## BEGIN Records provided

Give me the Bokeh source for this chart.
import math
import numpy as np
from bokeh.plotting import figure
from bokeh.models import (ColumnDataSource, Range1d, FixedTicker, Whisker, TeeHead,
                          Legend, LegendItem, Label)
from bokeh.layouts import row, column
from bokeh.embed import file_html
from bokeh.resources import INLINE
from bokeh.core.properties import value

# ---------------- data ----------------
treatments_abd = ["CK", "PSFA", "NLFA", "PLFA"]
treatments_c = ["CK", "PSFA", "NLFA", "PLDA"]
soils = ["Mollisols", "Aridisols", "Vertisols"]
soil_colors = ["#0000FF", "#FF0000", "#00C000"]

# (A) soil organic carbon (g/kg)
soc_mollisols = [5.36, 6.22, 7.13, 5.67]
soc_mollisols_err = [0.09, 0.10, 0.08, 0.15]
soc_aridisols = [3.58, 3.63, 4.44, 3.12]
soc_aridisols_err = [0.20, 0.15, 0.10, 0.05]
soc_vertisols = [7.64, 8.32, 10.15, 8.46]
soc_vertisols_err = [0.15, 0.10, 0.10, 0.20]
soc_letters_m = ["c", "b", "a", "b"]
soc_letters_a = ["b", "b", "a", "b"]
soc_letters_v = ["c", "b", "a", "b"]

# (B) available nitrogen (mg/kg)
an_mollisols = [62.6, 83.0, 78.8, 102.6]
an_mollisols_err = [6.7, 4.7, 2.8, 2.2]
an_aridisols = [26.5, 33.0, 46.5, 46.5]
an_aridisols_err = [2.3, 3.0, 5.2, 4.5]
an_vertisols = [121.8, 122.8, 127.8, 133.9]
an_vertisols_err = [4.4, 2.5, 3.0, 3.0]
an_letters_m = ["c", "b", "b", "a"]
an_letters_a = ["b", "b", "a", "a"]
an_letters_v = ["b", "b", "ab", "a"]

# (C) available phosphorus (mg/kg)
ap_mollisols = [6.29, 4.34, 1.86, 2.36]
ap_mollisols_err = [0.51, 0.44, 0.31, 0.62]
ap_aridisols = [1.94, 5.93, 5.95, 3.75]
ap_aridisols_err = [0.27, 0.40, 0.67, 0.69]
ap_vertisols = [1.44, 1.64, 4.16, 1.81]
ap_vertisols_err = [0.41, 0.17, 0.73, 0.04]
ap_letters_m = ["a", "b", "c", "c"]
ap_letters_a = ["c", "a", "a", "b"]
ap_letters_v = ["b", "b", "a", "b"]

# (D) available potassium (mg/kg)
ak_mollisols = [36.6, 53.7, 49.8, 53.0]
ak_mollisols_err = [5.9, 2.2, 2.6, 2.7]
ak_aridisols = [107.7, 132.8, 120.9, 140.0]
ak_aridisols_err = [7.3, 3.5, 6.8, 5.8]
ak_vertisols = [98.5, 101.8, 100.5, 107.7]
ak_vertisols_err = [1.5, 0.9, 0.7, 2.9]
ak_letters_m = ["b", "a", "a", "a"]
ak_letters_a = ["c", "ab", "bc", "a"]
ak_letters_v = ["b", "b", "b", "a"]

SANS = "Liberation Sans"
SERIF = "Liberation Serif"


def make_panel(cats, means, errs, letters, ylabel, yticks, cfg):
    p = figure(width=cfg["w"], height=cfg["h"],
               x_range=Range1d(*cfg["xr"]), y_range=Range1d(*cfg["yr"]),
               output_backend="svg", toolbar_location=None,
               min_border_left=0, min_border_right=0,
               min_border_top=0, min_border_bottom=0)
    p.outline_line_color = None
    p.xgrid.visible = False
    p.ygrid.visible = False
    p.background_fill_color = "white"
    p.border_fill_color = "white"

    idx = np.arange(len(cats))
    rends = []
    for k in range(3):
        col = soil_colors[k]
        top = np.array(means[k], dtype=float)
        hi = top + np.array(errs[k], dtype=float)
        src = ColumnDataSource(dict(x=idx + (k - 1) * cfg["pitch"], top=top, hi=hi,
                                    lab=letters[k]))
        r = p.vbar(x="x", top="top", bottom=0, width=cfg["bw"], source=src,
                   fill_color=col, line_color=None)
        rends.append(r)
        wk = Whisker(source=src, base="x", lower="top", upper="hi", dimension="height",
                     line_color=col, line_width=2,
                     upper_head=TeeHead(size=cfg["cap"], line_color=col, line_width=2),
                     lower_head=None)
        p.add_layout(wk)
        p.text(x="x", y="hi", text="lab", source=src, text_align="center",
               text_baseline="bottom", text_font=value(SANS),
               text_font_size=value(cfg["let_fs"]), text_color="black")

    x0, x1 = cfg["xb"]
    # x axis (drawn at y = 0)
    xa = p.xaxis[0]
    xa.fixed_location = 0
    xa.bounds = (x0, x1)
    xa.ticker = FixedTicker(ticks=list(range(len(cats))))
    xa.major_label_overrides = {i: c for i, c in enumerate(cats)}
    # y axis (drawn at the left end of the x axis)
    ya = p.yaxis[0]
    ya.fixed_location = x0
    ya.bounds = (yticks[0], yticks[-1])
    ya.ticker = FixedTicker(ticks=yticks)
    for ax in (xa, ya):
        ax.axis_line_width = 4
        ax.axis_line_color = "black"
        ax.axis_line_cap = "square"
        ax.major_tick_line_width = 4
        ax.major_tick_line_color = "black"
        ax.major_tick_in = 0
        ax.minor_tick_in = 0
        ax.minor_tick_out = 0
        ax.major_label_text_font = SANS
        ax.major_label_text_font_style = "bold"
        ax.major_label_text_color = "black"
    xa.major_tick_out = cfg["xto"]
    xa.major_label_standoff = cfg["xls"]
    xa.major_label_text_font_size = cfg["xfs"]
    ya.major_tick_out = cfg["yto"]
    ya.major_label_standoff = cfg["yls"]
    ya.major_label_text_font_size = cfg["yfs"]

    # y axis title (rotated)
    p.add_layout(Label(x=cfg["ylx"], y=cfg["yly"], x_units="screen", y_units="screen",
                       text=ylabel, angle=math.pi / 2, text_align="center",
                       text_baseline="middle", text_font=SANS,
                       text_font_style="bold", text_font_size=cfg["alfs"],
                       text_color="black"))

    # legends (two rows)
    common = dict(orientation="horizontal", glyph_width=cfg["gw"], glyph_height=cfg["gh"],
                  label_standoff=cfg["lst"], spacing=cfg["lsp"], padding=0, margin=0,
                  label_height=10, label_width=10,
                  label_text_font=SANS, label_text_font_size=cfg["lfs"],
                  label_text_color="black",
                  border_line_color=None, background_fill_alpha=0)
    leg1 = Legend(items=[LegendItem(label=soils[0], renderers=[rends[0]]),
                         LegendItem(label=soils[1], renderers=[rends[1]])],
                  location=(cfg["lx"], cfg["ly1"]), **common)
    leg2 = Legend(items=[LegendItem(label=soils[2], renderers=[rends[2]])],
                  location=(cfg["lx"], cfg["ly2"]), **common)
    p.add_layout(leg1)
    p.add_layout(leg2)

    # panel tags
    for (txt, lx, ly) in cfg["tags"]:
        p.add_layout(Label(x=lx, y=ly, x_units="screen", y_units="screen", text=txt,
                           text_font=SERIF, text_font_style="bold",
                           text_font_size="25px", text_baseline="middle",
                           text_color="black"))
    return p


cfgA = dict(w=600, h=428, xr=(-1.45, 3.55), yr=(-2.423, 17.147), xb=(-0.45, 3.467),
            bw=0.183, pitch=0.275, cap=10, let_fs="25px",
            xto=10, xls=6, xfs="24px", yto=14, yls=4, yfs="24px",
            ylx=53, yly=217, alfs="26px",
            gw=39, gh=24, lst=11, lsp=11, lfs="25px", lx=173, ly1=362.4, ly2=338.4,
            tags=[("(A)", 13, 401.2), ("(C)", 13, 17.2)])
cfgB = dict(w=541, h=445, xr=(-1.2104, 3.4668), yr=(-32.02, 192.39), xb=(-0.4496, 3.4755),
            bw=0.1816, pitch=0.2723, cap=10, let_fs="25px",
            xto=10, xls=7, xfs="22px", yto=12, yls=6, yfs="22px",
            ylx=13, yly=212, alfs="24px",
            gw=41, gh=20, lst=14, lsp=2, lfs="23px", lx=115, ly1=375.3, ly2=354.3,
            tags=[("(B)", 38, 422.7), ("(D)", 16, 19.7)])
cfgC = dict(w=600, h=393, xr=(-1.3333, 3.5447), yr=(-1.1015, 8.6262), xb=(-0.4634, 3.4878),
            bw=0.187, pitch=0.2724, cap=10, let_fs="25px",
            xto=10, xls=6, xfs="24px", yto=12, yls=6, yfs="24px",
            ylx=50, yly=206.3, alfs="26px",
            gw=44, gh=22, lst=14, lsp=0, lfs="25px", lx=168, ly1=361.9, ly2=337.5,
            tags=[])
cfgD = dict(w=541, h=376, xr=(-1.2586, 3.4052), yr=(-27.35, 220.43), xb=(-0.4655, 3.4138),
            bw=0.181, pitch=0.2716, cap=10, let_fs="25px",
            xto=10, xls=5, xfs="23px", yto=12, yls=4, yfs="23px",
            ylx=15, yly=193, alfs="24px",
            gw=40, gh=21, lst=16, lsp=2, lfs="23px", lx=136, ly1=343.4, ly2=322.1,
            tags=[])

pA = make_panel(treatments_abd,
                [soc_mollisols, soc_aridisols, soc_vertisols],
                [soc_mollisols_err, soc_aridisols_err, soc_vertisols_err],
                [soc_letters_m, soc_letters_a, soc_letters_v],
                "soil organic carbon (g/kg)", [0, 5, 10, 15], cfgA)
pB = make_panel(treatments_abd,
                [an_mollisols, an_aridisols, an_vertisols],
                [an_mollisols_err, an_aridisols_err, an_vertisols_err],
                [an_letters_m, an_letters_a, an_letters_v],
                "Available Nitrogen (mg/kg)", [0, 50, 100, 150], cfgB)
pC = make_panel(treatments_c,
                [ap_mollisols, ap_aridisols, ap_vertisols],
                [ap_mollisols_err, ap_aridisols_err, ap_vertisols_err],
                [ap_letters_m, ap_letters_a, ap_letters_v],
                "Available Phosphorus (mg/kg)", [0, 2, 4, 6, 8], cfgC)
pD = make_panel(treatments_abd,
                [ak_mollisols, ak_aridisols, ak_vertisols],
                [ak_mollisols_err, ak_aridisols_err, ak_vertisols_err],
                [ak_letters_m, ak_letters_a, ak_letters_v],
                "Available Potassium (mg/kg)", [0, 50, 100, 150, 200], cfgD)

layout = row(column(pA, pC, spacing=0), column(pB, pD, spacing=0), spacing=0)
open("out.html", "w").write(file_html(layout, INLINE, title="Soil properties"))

## END Records provided
## BEGIN Records provided

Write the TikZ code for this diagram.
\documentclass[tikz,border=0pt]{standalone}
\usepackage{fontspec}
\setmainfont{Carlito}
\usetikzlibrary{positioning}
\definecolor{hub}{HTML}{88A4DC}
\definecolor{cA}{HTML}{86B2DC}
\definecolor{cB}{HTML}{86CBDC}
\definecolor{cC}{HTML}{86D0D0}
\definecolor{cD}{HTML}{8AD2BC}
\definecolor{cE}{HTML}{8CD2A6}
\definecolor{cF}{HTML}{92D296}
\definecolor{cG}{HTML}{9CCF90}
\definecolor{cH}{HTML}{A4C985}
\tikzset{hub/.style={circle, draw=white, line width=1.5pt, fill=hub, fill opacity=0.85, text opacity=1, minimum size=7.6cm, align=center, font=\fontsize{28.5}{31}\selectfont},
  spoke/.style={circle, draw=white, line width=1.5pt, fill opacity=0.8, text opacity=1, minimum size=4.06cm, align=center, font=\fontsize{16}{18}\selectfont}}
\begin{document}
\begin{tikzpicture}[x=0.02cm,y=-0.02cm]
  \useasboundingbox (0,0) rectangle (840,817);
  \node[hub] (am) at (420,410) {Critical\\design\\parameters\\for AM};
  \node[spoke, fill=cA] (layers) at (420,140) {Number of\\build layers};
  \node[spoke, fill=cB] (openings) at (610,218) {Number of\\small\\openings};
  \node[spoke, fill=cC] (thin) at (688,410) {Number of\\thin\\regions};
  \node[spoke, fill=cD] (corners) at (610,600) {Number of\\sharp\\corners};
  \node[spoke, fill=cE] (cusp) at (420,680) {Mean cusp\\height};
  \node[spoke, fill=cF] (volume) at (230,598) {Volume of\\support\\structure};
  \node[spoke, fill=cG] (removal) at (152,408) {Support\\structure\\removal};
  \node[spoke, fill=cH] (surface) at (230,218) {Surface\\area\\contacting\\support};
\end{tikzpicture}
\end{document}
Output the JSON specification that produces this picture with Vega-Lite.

## END Records provided
## BEGIN Records provided

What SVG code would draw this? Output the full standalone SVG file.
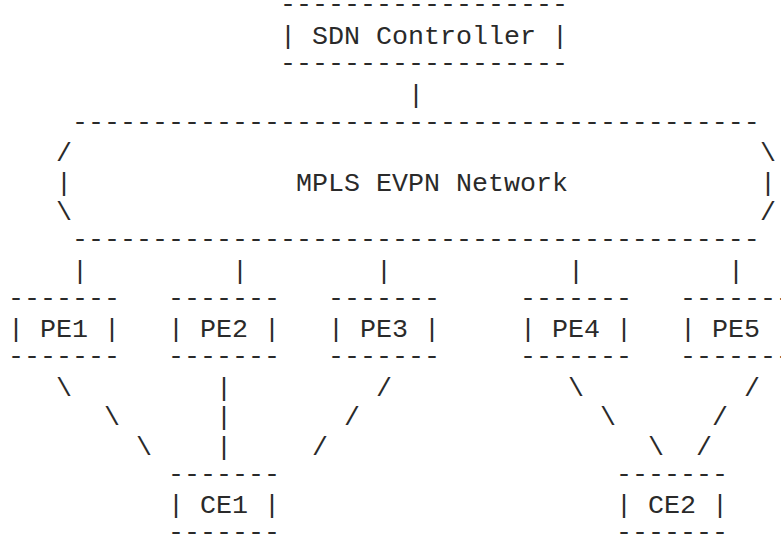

## END Records provided

Task brief: How many of the lines in the listing above hold the word "standalone"? Report only that figure.

Result: 2